** begin Supplied information **

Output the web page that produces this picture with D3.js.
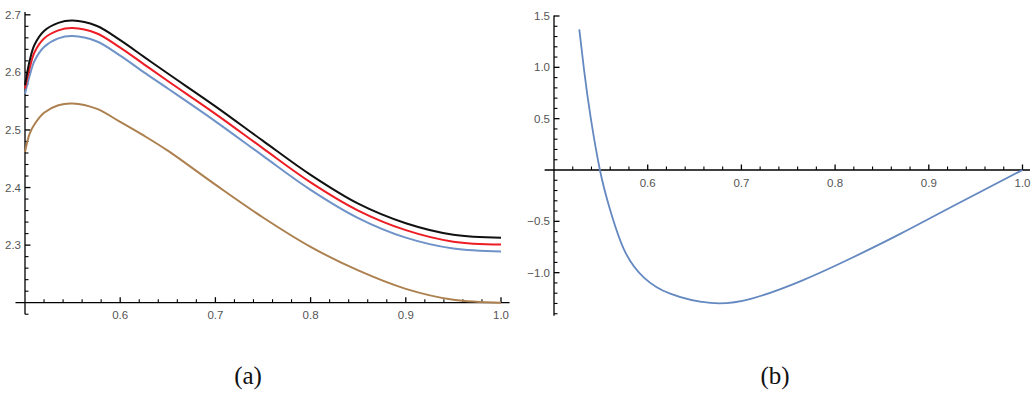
<!DOCTYPE html>
<html>
<head>
<meta charset="utf-8">
<script src="https://cdn.jsdelivr.net/npm/d3@7"></script>
<style>
  body { margin: 0; background: #fff; }
</style>
</head>
<body>
<script>
// values
var xsA    = [0.5, 0.505, 0.51, 0.52, 0.535, 0.55, 0.575, 0.6, 0.625, 0.65, 0.7, 0.75, 0.8, 0.85, 0.9, 0.95, 1.0];
var blackA = [2.578, 2.621, 2.648, 2.672, 2.686, 2.690, 2.681, 2.656, 2.627, 2.598, 2.541, 2.481, 2.422, 2.372, 2.338, 2.318, 2.313];
var redA   = [2.572, 2.608, 2.635, 2.659, 2.673, 2.677, 2.668, 2.643, 2.614, 2.585, 2.528, 2.468, 2.409, 2.360, 2.326, 2.306, 2.301];
var blueA  = [2.563, 2.595, 2.620, 2.644, 2.659, 2.663, 2.654, 2.629, 2.600, 2.572, 2.515, 2.455, 2.396, 2.347, 2.313, 2.294, 2.289];
var brownA = [2.462, 2.494, 2.510, 2.530, 2.543, 2.546, 2.537, 2.514, 2.490, 2.464, 2.405, 2.348, 2.297, 2.256, 2.224, 2.205, 2.200];

var xsB = [0.527, 0.532, 0.539, 0.549, 0.559, 0.575, 0.596, 0.624, 0.667, 0.71, 0.764, 0.817, 0.87, 0.924, 1.0];
var ysB = [1.37, 0.98, 0.52, 0.0, -0.36, -0.78, -1.048, -1.205, -1.295, -1.255, -1.08, -0.86, -0.62, -0.36, 0.0];

var xTicks = [0.6, 0.7, 0.8, 0.9, 1.0];
var yTicksA = [2.3, 2.4, 2.5, 2.6, 2.7];
var yTicksB = [-1.0, -0.5, 0.5, 1.0, 1.5];
var captions = ["(a)", "(b)"];

var width = 1036, height = 407;

var svg = d3.select("body").append("svg")
    .attr("width", width)
    .attr("height", height)
    .style("background", "#fff");

function notMajor(v, step) {
  var r = Math.abs(v / step - Math.round(v / step));
  return r > 1e-6;
}

var xMinor = d3.range(0.52, 1.0, 0.02).filter(function(v) { return notMajor(v, 0.1); });
var yMinorA = d3.range(2.18, 2.701, 0.02).filter(function(v) { return notMajor(v, 0.1); });
var yMinorB = d3.range(-1.4, 1.5, 0.1).filter(function(v) { return notMajor(v, 0.5); });

var fmt = d3.format(".1f");
var axisColor = "#000", labelColor = "#555";

// Mathematica-style axes: ticks point into the plot, axes cross at (x0, y0)
function drawAxes(g, x, y, x0, y0, xr, yr, yTicks, yMinor) {
  var ax = x(x0), ay = y(y0);
  g.append("line")
    .attr("x1", x(xr[0])).attr("x2", x(xr[1]))
    .attr("y1", ay).attr("y2", ay)
    .attr("stroke", axisColor).attr("stroke-width", 1.3);
  g.append("line")
    .attr("x1", ax).attr("x2", ax)
    .attr("y1", y(yr[0])).attr("y2", y(yr[1]))
    .attr("stroke", axisColor).attr("stroke-width", 1.3);

  var ticks = g.append("g").attr("stroke", axisColor);

  ticks.selectAll(".xmaj").data(xTicks).join("line")
    .attr("class", "xmaj")
    .attr("x1", function(d) { return x(d); }).attr("x2", function(d) { return x(d); })
    .attr("y1", ay).attr("y2", ay - 5.5)
    .attr("stroke-width", 1.3);
  ticks.selectAll(".xmin").data(xMinor).join("line")
    .attr("class", "xmin")
    .attr("x1", function(d) { return x(d); }).attr("x2", function(d) { return x(d); })
    .attr("y1", ay).attr("y2", ay - 3.5)
    .attr("stroke-width", 1.1);
  ticks.selectAll(".ymaj").data(yTicks).join("line")
    .attr("class", "ymaj")
    .attr("y1", function(d) { return y(d); }).attr("y2", function(d) { return y(d); })
    .attr("x1", ax).attr("x2", ax + 5.5)
    .attr("stroke-width", 1.3);
  ticks.selectAll(".ymin").data(yMinor).join("line")
    .attr("class", "ymin")
    .attr("y1", function(d) { return y(d); }).attr("y2", function(d) { return y(d); })
    .attr("x1", ax).attr("x2", ax + 3.5)
    .attr("stroke-width", 1.1);

  var labels = g.append("g")
    .style("font-family", "'Liberation Sans', Arial, sans-serif")
    .style("font-size", "11.5px")
    .style("fill", labelColor);
  labels.selectAll(".xlab").data(xTicks).join("text")
    .attr("class", "xlab")
    .attr("x", function(d) { return x(d); })
    .attr("y", ay + 16.5)
    .attr("text-anchor", "middle")
    .text(fmt);
  labels.selectAll(".ylab").data(yTicks).join("text")
    .attr("class", "ylab")
    .attr("x", ax - 4)
    .attr("y", function(d) { return y(d) + 4; })
    .attr("text-anchor", "end")
    .text(fmt);
}

// panel (a)
var xA = d3.scaleLinear().domain([0.5, 1.0]).range([25, 501]);
var yA = d3.scaleLinear().domain([2.2, 2.7]).range([302.7, 14.8]);
var gA = svg.append("g");
drawAxes(gA, xA, yA, 0.5, 2.2, [0.49, 1.009], [2.18, 2.705], yTicksA, yMinorA);

var lineA = d3.line()
  .x(function(d) { return xA(d[0]); })
  .y(function(d) { return yA(d[1]); })
  .curve(d3.curveCatmullRom.alpha(0.5));

var seriesA = [
  { vals: brownA, color: "#ad804f" },
  { vals: blueA,  color: "#6f93c8" },
  { vals: redA,   color: "#ee1c24" },
  { vals: blackA, color: "#111111" }
];
seriesA.forEach(function(s) {
  gA.append("path")
    .datum(d3.zip(xsA, s.vals))
    .attr("d", lineA)
    .attr("fill", "none")
    .attr("stroke", s.color)
    .attr("stroke-width", 2);
});

// panel (b)
var xB = d3.scaleLinear().domain([0.5, 1.0]).range([554, 1022.5]);
var yB = d3.scaleLinear().domain([0, 1.5]).range([170, 16]);
var gB = svg.append("g");
drawAxes(gB, xB, yB, 0.5, 0, [0.49, 1.008], [-1.42, 1.505], yTicksB, yMinorB);

var lineB = d3.line()
  .x(function(d) { return xB(d[0]); })
  .y(function(d) { return yB(d[1]); })
  .curve(d3.curveNatural);

gB.append("path")
  .datum(d3.zip(xsB, ysB))
  .attr("d", lineB)
  .attr("fill", "none")
  .attr("stroke", "#6488c0")
  .attr("stroke-width", 1.8);

// captions
svg.selectAll("text.caption")
  .data(captions)
  .join("text")
  .attr("class", "caption")
  .attr("x", function(d, i) { return i === 0 ? 248 : 775; })
  .attr("y", 384)
  .attr("text-anchor", "middle")
  .style("font-family", "'Liberation Serif', 'DejaVu Serif', serif")
  .style("font-size", "25px")
  .style("fill", "#111")
  .text(function(d) { return d; });
</script>
</body>
</html>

** end Supplied information **

Reproduce all of the material above word for word. Omit the pictures.

Output the web page that produces this picture with D3.js.
<!DOCTYPE html>
<html>
<head>
<meta charset="utf-8">
<script src="https://cdn.jsdelivr.net/npm/d3@7"></script>
<style>
  body { margin: 0; background: #fff; }
</style>
</head>
<body>
<script>
// values
var xsA    = [0.5, 0.505, 0.51, 0.52, 0.535, 0.55, 0.575, 0.6, 0.625, 0.65, 0.7, 0.75, 0.8, 0.85, 0.9, 0.95, 1.0];
var blackA = [2.578, 2.621, 2.648, 2.672, 2.686, 2.690, 2.681, 2.656, 2.627, 2.598, 2.541, 2.481, 2.422, 2.372, 2.338, 2.318, 2.313];
var redA   = [2.572, 2.608, 2.635, 2.659, 2.673, 2.677, 2.668, 2.643, 2.614, 2.585, 2.528, 2.468, 2.409, 2.360, 2.326, 2.306, 2.301];
var blueA  = [2.563, 2.595, 2.620, 2.644, 2.659, 2.663, 2.654, 2.629, 2.600, 2.572, 2.515, 2.455, 2.396, 2.347, 2.313, 2.294, 2.289];
var brownA = [2.462, 2.494, 2.510, 2.530, 2.543, 2.546, 2.537, 2.514, 2.490, 2.464, 2.405, 2.348, 2.297, 2.256, 2.224, 2.205, 2.200];

var xsB = [0.527, 0.532, 0.539, 0.549, 0.559, 0.575, 0.596, 0.624, 0.667, 0.71, 0.764, 0.817, 0.87, 0.924, 1.0];
var ysB = [1.37, 0.98, 0.52, 0.0, -0.36, -0.78, -1.048, -1.205, -1.295, -1.255, -1.08, -0.86, -0.62, -0.36, 0.0];

var xTicks = [0.6, 0.7, 0.8, 0.9, 1.0];
var yTicksA = [2.3, 2.4, 2.5, 2.6, 2.7];
var yTicksB = [-1.0, -0.5, 0.5, 1.0, 1.5];
var captions = ["(a)", "(b)"];

var width = 1036, height = 407;

var svg = d3.select("body").append("svg")
    .attr("width", width)
    .attr("height", height)
    .style("background", "#fff");

function notMajor(v, step) {
  var r = Math.abs(v / step - Math.round(v / step));
  return r > 1e-6;
}

var xMinor = d3.range(0.52, 1.0, 0.02).filter(function(v) { return notMajor(v, 0.1); });
var yMinorA = d3.range(2.18, 2.701, 0.02).filter(function(v) { return notMajor(v, 0.1); });
var yMinorB = d3.range(-1.4, 1.5, 0.1).filter(function(v) { return notMajor(v, 0.5); });

var fmt = d3.format(".1f");
var axisColor = "#000", labelColor = "#555";

// Mathematica-style axes: ticks point into the plot, axes cross at (x0, y0)
function drawAxes(g, x, y, x0, y0, xr, yr, yTicks, yMinor) {
  var ax = x(x0), ay = y(y0);
  g.append("line")
    .attr("x1", x(xr[0])).attr("x2", x(xr[1]))
    .attr("y1", ay).attr("y2", ay)
    .attr("stroke", axisColor).attr("stroke-width", 1.3);
  g.append("line")
    .attr("x1", ax).attr("x2", ax)
    .attr("y1", y(yr[0])).attr("y2", y(yr[1]))
    .attr("stroke", axisColor).attr("stroke-width", 1.3);

  var ticks = g.append("g").attr("stroke", axisColor);

  ticks.selectAll(".xmaj").data(xTicks).join("line")
    .attr("class", "xmaj")
    .attr("x1", function(d) { return x(d); }).attr("x2", function(d) { return x(d); })
    .attr("y1", ay).attr("y2", ay - 5.5)
    .attr("stroke-width", 1.3);
  ticks.selectAll(".xmin").data(xMinor).join("line")
    .attr("class", "xmin")
    .attr("x1", function(d) { return x(d); }).attr("x2", function(d) { return x(d); })
    .attr("y1", ay).attr("y2", ay - 3.5)
    .attr("stroke-width", 1.1);
  ticks.selectAll(".ymaj").data(yTicks).join("line")
    .attr("class", "ymaj")
    .attr("y1", function(d) { return y(d); }).attr("y2", function(d) { return y(d); })
    .attr("x1", ax).attr("x2", ax + 5.5)
    .attr("stroke-width", 1.3);
  ticks.selectAll(".ymin").data(yMinor).join("line")
    .attr("class", "ymin")
    .attr("y1", function(d) { return y(d); }).attr("y2", function(d) { return y(d); })
    .attr("x1", ax).attr("x2", ax + 3.5)
    .attr("stroke-width", 1.1);

  var labels = g.append("g")
    .style("font-family", "'Liberation Sans', Arial, sans-serif")
    .style("font-size", "11.5px")
    .style("fill", labelColor);
  labels.selectAll(".xlab").data(xTicks).join("text")
    .attr("class", "xlab")
    .attr("x", function(d) { return x(d); })
    .attr("y", ay + 16.5)
    .attr("text-anchor", "middle")
    .text(fmt);
  labels.selectAll(".ylab").data(yTicks).join("text")
    .attr("class", "ylab")
    .attr("x", ax - 4)
    .attr("y", function(d) { return y(d) + 4; })
    .attr("text-anchor", "end")
    .text(fmt);
}

// panel (a)
var xA = d3.scaleLinear().domain([0.5, 1.0]).range([25, 501]);
var yA = d3.scaleLinear().domain([2.2, 2.7]).range([302.7, 14.8]);
var gA = svg.append("g");
drawAxes(gA, xA, yA, 0.5, 2.2, [0.49, 1.009], [2.18, 2.705], yTicksA, yMinorA);

var lineA = d3.line()
  .x(function(d) { return xA(d[0]); })
  .y(function(d) { return yA(d[1]); })
  .curve(d3.curveCatmullRom.alpha(0.5));

var seriesA = [
  { vals: brownA, color: "#ad804f" },
  { vals: blueA,  color: "#6f93c8" },
  { vals: redA,   color: "#ee1c24" },
  { vals: blackA, color: "#111111" }
];
seriesA.forEach(function(s) {
  gA.append("path")
    .datum(d3.zip(xsA, s.vals))
    .attr("d", lineA)
    .attr("fill", "none")
    .attr("stroke", s.color)
    .attr("stroke-width", 2);
});

// panel (b)
var xB = d3.scaleLinear().domain([0.5, 1.0]).range([554, 1022.5]);
var yB = d3.scaleLinear().domain([0, 1.5]).range([170, 16]);
var gB = svg.append("g");
drawAxes(gB, xB, yB, 0.5, 0, [0.49, 1.008], [-1.42, 1.505], yTicksB, yMinorB);

var lineB = d3.line()
  .x(function(d) { return xB(d[0]); })
  .y(function(d) { return yB(d[1]); })
  .curve(d3.curveNatural);

gB.append("path")
  .datum(d3.zip(xsB, ysB))
  .attr("d", lineB)
  .attr("fill", "none")
  .attr("stroke", "#6488c0")
  .attr("stroke-width", 1.8);

// captions
svg.selectAll("text.caption")
  .data(captions)
  .join("text")
  .attr("class", "caption")
  .attr("x", function(d, i) { return i === 0 ? 248 : 775; })
  .attr("y", 384)
  .attr("text-anchor", "middle")
  .style("font-family", "'Liberation Serif', 'DejaVu Serif', serif")
  .style("font-size", "25px")
  .style("fill", "#111")
  .text(function(d) { return d; });
</script>
</body>
</html>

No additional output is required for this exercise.